Every variation (size, color, pack count) can have its own child ASIN under a parent ASIN. A single parent ASIN might have 12 child ASINs, each with separate inventory pools, fee calculations, and sales velocity. This matters for FBA sellers because restock limits, storage fees, and IPI score contributions are calculated at the ASIN level, not the listing level.
One common point of confusion: ASIN is not the same as FNSKU. The ASIN identifies the product in Amazon’s catalog. The FNSKU identifies your specific units in Amazon’s warehouse. Two sellers can sell the same ASIN but each gets a unique FNSKU so Amazon knows whose inventory is whose. Protecting your ASIN from unauthorized sellers is one key benefit of Brand Registry.

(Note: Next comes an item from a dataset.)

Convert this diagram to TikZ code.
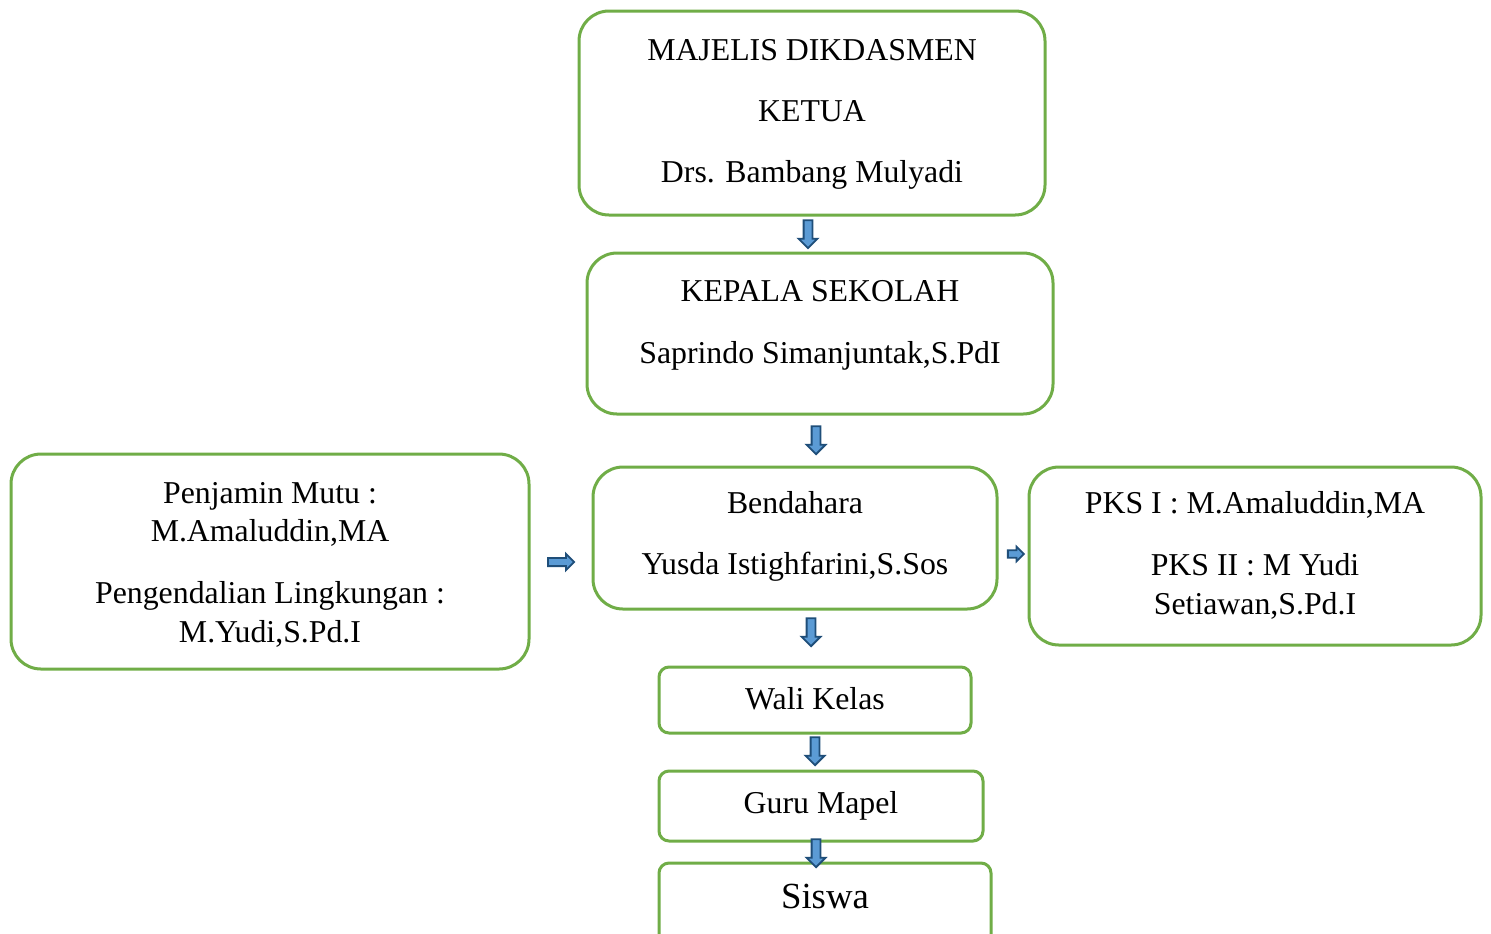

ASIN vs. FNSKU vs. UPC: what FBA sellers need to know
| Identifier | Assigned by | Scope | Used for |
|---|---|---|---|
| ASIN | Amazon | Catalog-wide (all sellers) | Product detail page, search, catalog matching |
| FNSKU | Amazon | Per seller per ASIN | FBA warehouse tracking, commingling prevention |
| UPC / EAN | GS1 | Global (all retailers) | Product identification, listing creation, Brand Registry |
| SKU (MSKU) | You (seller) | Your account only | Internal tracking, linking to your ERP or inventory system |
Example: ASIN economics for a $2.8M seller
A private label seller running 24 ASINs at $2.8M annual revenue (average selling price $42, average daily units per ASIN: 7.6). One ASIN, a kitchen gadget priced at $38, has three child ASINs (small, medium, large). The parent ASIN accounts for $380K in annual revenue, but the large variant does 62% of volume. When the seller runs out of the large variant, the detail page conversion rate drops from 18% to 9% because the best seller badge disappears and the listing drops in organic rank.
The math: 14 days of stockout on the large child ASIN costs roughly $14,400 in lost sales (62% of $380K / 365 days x 14 days = ~$14,400), plus an estimated 21 days to recover organic rank. Total impact: approximately $29,000. This is why tracking inventory at the child ASIN level, not just the parent, is critical for FBA replenishment.
Common mistakes
- Treating parent and child ASINs as interchangeable for restock planning. Each child ASIN has its own sales velocity and storage allocation. Ordering at the parent level without splitting by variation leads to overstocking slow movers and understocking top sellers.
- Creating duplicate ASINs instead of matching existing ones. Amazon merges duplicate ASINs without warning, which can strand your inventory or force you onto a detail page you do not control. Always search the catalog before creating a new listing.
- Ignoring ASIN-level fee differences. FBA fees vary by ASIN based on dimensions, weight, and category. A 1-ounce difference in product weight can shift your ASIN from standard to oversize, adding $4 to $8 per unit in fulfillment fees.